Of course for every good, there always is an equal and offsetting bad. But the bad is not a permanent situation. Better choices, confession of sin, God’s forgiveness of that confessed sin, and personal repentance therefrom is always the way back to recovery from foolish decisions. The classic example is King David. It is all laid out in the last three verses (70-72) of Psalm 78 NKJV:

(70) “He also chose David His servant,
And took him from the sheepfolds;

(71) From following the ewes that had young,… He brought him,
To shepherd Jacob His people,
And Israel His inheritance.

(72) So he shepherded them according to the integrity of his
heart,

And guided them by the skillfulness of his hands.”

Let’s look at the facts surrounding the selection process of David all the way back to his humble and youthful beginnings.

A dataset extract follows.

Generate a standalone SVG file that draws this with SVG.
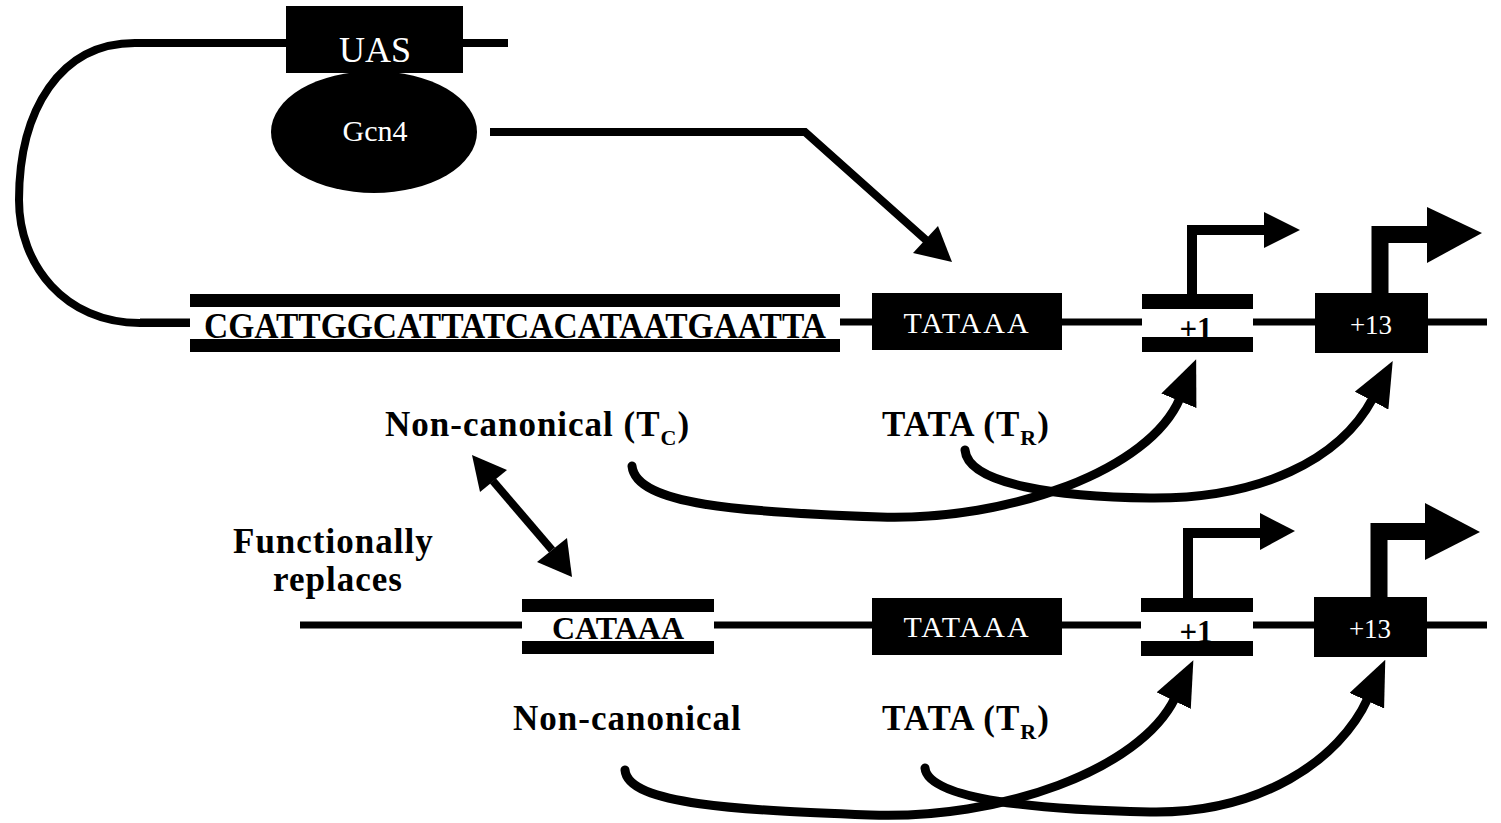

As God scanned the Judean landscape in search of Saul’s successor, He found a youth, a mid-teenager, who possessed a unique combination of the humility of a servant, the heart of a shepherd, and the hands of skill.

By David’s thirtieth birthday he had achieved and held the highest office in his own nation, King. He now held the keys to a vast treasury, unlimited personal privileges, and enormous power.

How did he handle and use such great prosperity? He shepherded the nation according to the integrity of his heart. King David was indeed what Thomas Carlyle described as “a one in a hundred individual.”

Are you such a person?

Men and women who conduct their lives with total unswerving and unwavering integrity always stand out from the masses of humanity. Whenever they give their word,…they keep it. They honestly do what it is that they said they would do.

Integrity means you are verbally trustworthy.

When bills come due, you pay them on time.

Integrity means you are financially dependable.

When you are tempted to mess around with an illicit sexual affair,
you resist.

Integrity means you are morally pure.

You don’t fudge or cheat because you are able to cover your tracks. Neither do you ever fake it simply because you are now a big-shot or are greater or higher than those you are leading.

Being successful doesn’t give anybody:
(1) the right to ever call wrong…right, or
(2) the okay to ever say that something’s okay if it isn’t okay.

Adversity or Prosperity, are both difficult tests on our individual personal balance in life.

To achieve and maintain a balanced life through Adversity,…Resiliency is required.

But to stay balanced through Prosperity,…Integrity is demanded.

Please remember that the stiff stinging wind of compromise is always a lot more devastating than the sudden jolt of misfortune. This is the exact reason why walking on a wire is always harder than standing up in a storm.

Height has a strange way of disturbing our individual balance.